=== Information provided ===

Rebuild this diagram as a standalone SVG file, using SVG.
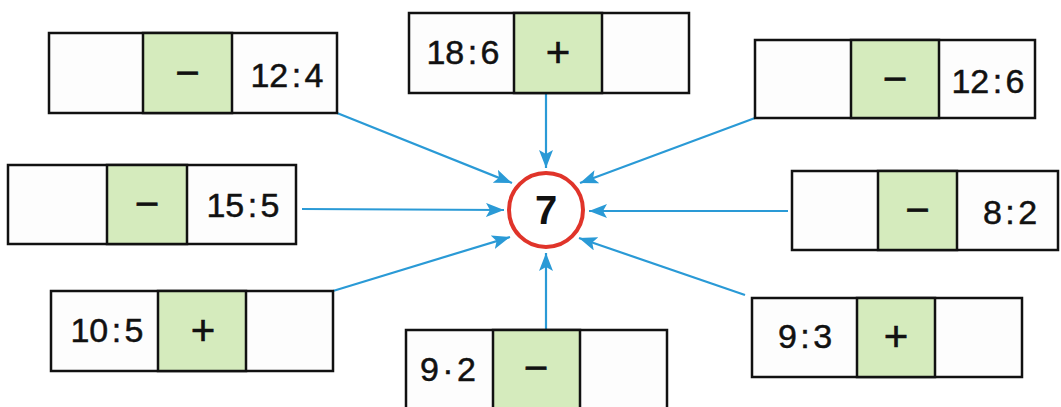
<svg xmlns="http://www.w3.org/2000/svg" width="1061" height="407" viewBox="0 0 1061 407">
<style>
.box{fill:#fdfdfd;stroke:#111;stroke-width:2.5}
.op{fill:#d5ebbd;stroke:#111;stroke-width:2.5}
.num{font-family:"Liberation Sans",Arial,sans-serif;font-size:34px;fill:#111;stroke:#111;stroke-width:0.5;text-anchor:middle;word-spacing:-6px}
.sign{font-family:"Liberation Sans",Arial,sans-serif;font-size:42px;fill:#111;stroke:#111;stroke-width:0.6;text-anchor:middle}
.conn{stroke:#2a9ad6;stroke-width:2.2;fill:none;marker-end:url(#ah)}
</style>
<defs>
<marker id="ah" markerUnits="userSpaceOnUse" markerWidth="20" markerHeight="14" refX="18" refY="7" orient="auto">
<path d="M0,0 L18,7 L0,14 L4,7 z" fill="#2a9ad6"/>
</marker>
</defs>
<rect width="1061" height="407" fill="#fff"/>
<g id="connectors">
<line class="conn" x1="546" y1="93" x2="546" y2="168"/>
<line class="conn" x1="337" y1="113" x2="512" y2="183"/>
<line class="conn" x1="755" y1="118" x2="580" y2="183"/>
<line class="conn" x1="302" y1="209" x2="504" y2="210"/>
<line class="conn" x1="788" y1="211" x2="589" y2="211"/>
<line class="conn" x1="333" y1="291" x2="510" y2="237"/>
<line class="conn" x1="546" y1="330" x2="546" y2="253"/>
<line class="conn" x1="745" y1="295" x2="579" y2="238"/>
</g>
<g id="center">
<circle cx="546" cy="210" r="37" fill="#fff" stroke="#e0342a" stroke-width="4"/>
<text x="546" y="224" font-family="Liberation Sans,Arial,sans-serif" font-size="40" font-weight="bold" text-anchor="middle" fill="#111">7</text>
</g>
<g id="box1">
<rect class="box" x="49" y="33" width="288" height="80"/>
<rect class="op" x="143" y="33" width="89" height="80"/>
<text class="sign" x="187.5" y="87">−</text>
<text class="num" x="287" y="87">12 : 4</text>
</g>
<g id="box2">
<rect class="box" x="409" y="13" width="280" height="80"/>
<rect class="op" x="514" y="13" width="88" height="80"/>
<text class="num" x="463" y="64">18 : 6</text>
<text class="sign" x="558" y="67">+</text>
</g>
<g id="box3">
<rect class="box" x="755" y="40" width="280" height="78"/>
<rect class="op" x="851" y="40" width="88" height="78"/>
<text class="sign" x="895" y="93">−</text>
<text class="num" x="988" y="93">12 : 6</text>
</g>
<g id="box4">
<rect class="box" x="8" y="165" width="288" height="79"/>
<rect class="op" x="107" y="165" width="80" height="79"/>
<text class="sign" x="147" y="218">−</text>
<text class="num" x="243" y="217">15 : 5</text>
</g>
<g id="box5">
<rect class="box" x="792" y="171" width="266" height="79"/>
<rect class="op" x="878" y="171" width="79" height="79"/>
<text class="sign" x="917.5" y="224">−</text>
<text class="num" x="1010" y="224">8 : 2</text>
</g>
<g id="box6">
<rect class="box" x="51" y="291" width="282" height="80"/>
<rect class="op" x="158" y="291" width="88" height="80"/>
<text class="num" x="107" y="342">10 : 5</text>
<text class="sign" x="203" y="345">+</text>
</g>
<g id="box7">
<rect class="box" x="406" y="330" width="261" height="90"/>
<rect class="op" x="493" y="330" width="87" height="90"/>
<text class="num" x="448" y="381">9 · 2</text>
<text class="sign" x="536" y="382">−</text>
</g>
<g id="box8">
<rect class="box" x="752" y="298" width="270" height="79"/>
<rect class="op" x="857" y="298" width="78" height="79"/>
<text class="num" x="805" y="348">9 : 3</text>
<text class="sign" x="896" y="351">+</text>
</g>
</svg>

===

▶ **Work to complete**
All of the material above needs to be restated exactly, with no pictures.

▶ **Reply to the task**
Rebuild this diagram as a standalone SVG file, using SVG.
<svg xmlns="http://www.w3.org/2000/svg" width="1061" height="407" viewBox="0 0 1061 407">
<style>
.box{fill:#fdfdfd;stroke:#111;stroke-width:2.5}
.op{fill:#d5ebbd;stroke:#111;stroke-width:2.5}
.num{font-family:"Liberation Sans",Arial,sans-serif;font-size:34px;fill:#111;stroke:#111;stroke-width:0.5;text-anchor:middle;word-spacing:-6px}
.sign{font-family:"Liberation Sans",Arial,sans-serif;font-size:42px;fill:#111;stroke:#111;stroke-width:0.6;text-anchor:middle}
.conn{stroke:#2a9ad6;stroke-width:2.2;fill:none;marker-end:url(#ah)}
</style>
<defs>
<marker id="ah" markerUnits="userSpaceOnUse" markerWidth="20" markerHeight="14" refX="18" refY="7" orient="auto">
<path d="M0,0 L18,7 L0,14 L4,7 z" fill="#2a9ad6"/>
</marker>
</defs>
<rect width="1061" height="407" fill="#fff"/>
<g id="connectors">
<line class="conn" x1="546" y1="93" x2="546" y2="168"/>
<line class="conn" x1="337" y1="113" x2="512" y2="183"/>
<line class="conn" x1="755" y1="118" x2="580" y2="183"/>
<line class="conn" x1="302" y1="209" x2="504" y2="210"/>
<line class="conn" x1="788" y1="211" x2="589" y2="211"/>
<line class="conn" x1="333" y1="291" x2="510" y2="237"/>
<line class="conn" x1="546" y1="330" x2="546" y2="253"/>
<line class="conn" x1="745" y1="295" x2="579" y2="238"/>
</g>
<g id="center">
<circle cx="546" cy="210" r="37" fill="#fff" stroke="#e0342a" stroke-width="4"/>
<text x="546" y="224" font-family="Liberation Sans,Arial,sans-serif" font-size="40" font-weight="bold" text-anchor="middle" fill="#111">7</text>
</g>
<g id="box1">
<rect class="box" x="49" y="33" width="288" height="80"/>
<rect class="op" x="143" y="33" width="89" height="80"/>
<text class="sign" x="187.5" y="87">−</text>
<text class="num" x="287" y="87">12 : 4</text>
</g>
<g id="box2">
<rect class="box" x="409" y="13" width="280" height="80"/>
<rect class="op" x="514" y="13" width="88" height="80"/>
<text class="num" x="463" y="64">18 : 6</text>
<text class="sign" x="558" y="67">+</text>
</g>
<g id="box3">
<rect class="box" x="755" y="40" width="280" height="78"/>
<rect class="op" x="851" y="40" width="88" height="78"/>
<text class="sign" x="895" y="93">−</text>
<text class="num" x="988" y="93">12 : 6</text>
</g>
<g id="box4">
<rect class="box" x="8" y="165" width="288" height="79"/>
<rect class="op" x="107" y="165" width="80" height="79"/>
<text class="sign" x="147" y="218">−</text>
<text class="num" x="243" y="217">15 : 5</text>
</g>
<g id="box5">
<rect class="box" x="792" y="171" width="266" height="79"/>
<rect class="op" x="878" y="171" width="79" height="79"/>
<text class="sign" x="917.5" y="224">−</text>
<text class="num" x="1010" y="224">8 : 2</text>
</g>
<g id="box6">
<rect class="box" x="51" y="291" width="282" height="80"/>
<rect class="op" x="158" y="291" width="88" height="80"/>
<text class="num" x="107" y="342">10 : 5</text>
<text class="sign" x="203" y="345">+</text>
</g>
<g id="box7">
<rect class="box" x="406" y="330" width="261" height="90"/>
<rect class="op" x="493" y="330" width="87" height="90"/>
<text class="num" x="448" y="381">9 · 2</text>
<text class="sign" x="536" y="382">−</text>
</g>
<g id="box8">
<rect class="box" x="752" y="298" width="270" height="79"/>
<rect class="op" x="857" y="298" width="78" height="79"/>
<text class="num" x="805" y="348">9 : 3</text>
<text class="sign" x="896" y="351">+</text>
</g>
</svg>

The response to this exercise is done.